Ein kleiner, schwacher Staat

Diese Erfahrung ist tief in das Bewusstsein der jordanischen politischen Elite eingebrannt. Die Führung Jordaniens befürchtet schon länger, dass der israelisch-palästinensische Konflikt, insbesondere im Westjordanland, eine erhebliche Bedrohung für die Stabilität der Haschemitischen Monarchie darstellt. In den letzten Jahren haben der Zusammenbruch des Friedensprozesses, das Wachstum jüdischer Siedlungen im Westjordanland und die vielen Kriege im Gazastreifen trotz eines Friedensabkommens zwischen Israel und Jordanien von 1994 die Ängste Ammans verstärkt. Deshalb hat der jordanische König Abdullah II seit dem Angriff am 7. Oktober deutlich stärker als üblich Kritik an Israel geäußert.

Die jordanische Regierung hat es aber auch mit Druck von innen zu tun, mehr zur Linderung der palästinensischen Situation beizutragen. Als kleiner, schwacher Staat sind ihre Optionen begrenzt.
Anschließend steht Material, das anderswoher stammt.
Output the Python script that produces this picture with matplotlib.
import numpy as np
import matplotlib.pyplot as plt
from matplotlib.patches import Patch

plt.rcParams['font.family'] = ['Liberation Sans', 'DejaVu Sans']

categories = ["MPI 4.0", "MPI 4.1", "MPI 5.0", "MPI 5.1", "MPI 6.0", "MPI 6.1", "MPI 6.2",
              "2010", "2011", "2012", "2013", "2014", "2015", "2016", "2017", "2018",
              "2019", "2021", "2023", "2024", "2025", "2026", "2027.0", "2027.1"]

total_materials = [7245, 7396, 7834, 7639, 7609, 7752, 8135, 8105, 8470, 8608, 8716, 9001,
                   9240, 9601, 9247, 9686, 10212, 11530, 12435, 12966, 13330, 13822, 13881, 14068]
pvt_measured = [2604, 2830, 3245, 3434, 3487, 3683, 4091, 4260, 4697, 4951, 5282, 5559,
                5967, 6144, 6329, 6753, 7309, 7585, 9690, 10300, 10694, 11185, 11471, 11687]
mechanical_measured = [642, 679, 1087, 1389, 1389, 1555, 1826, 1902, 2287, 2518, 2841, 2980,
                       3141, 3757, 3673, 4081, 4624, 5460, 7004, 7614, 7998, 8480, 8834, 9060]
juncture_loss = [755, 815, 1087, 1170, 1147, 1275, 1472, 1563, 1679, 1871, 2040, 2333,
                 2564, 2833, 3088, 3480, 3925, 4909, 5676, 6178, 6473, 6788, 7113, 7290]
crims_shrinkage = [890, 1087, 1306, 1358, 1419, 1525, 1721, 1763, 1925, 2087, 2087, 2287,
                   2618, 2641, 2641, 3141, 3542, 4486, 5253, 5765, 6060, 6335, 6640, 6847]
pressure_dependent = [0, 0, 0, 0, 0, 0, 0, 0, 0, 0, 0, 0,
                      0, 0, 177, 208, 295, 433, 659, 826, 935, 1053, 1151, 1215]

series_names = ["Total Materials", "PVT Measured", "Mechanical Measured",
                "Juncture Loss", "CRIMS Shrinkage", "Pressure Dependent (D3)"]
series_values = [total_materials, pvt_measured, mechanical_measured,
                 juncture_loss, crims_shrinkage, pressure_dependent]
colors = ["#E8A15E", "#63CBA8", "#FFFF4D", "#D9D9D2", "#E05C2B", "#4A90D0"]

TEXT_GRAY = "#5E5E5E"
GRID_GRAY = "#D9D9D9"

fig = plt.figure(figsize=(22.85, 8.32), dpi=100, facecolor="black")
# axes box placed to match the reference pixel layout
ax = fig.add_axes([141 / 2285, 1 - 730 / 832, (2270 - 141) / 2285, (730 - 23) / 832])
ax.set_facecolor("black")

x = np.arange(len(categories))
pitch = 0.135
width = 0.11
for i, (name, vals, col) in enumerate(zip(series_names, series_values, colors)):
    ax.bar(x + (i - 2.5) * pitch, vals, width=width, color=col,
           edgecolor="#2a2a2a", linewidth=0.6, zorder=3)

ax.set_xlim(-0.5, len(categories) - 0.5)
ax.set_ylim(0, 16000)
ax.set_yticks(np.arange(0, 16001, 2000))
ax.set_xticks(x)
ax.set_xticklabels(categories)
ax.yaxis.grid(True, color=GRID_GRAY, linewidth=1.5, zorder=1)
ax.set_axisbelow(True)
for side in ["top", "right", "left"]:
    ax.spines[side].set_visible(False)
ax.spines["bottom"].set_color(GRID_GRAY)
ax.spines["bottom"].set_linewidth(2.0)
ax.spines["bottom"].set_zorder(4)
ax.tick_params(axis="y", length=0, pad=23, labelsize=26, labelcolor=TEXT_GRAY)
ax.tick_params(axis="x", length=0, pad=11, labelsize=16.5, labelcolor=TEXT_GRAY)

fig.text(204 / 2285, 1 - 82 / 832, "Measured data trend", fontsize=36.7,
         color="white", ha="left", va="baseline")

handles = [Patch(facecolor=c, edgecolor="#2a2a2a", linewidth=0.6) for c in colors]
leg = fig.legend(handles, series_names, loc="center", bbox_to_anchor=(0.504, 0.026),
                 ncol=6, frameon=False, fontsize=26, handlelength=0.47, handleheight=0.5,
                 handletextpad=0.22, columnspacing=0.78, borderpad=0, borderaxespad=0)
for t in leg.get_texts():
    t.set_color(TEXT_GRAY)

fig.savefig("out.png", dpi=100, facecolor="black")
In Abwesenheit einer israelisch-palästinensischen Lösung hoffte sie, dass der Konflikt zumindest auf den Gazastreifen beschränkt bleiben würde. Sie fand Trost in der Tatsache, dass das Westjordanland trotz seiner vielen Probleme immer noch handhabbar war. Die Kriege im Gazastreifen in den letzten 15 Jahren drohten nicht, das Westjordanland und damit Jordanien zu destabilisieren. Aber Israels Streben nach einem Regimewechsel im Gazastreifen bedroht glaubwürdig die fragile Ordnung im Westjordanland. Das Letzte, was die Jordanier wollen – gleichsam ein Traumszenario für die Hamas und den Iran – sind gazaähnliche Zustände.
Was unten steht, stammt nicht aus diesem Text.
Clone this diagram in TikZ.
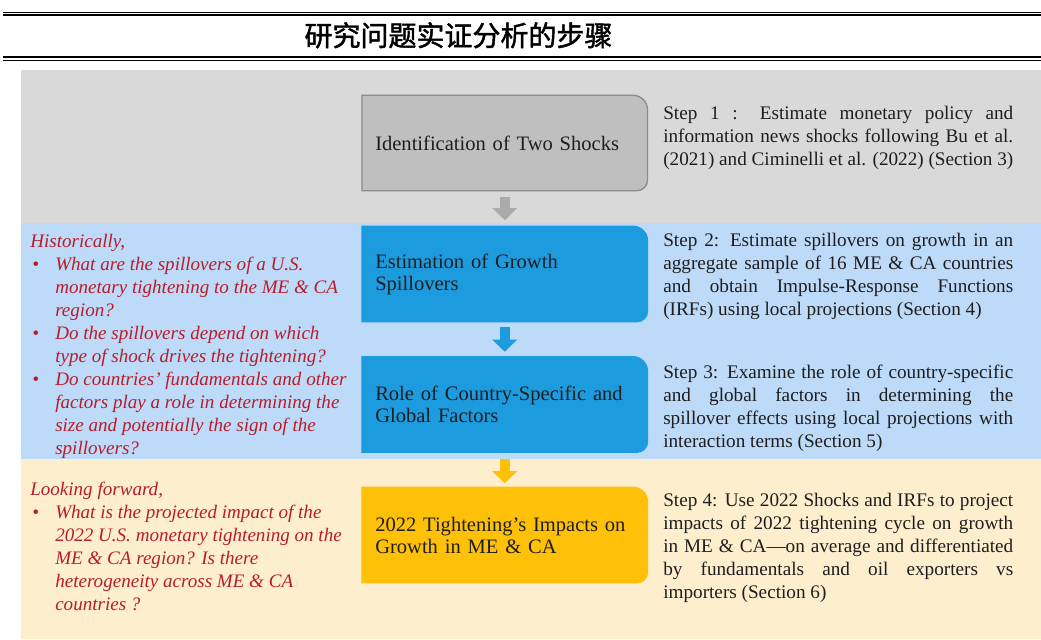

Ein weiterer Kriegsschauplatz

Jordanien fürchtet sich schon länger vor der wachsenden Macht des Iran. Teheran ist gut positioniert an zwei der Grenzen Jordaniens – im Irak und in Syrien –, um seinen Einfluss auf das Westjordanland auszudehnen. Im Jahr 2004 warnte König Abdullah II vor dem Aufstieg eines schiitischen Halbmondes vom Persischen Golf bis zum Mittelmeer, „der sehr destabilisierend für die Golfstaaten und tatsächlich für die ganze Region wäre“. Fast 20 Jahre später droht dieser Halbmond Jordanien selbst zu bedrohen. Während die Welt sich darauf vorbereitet, dass die Hisbollah an Israels nördlichem Flankenfront einen zweiten Kriegsschauplatz eröffnet, entsteht im Osten ein weiterer Kriegsschauplatz.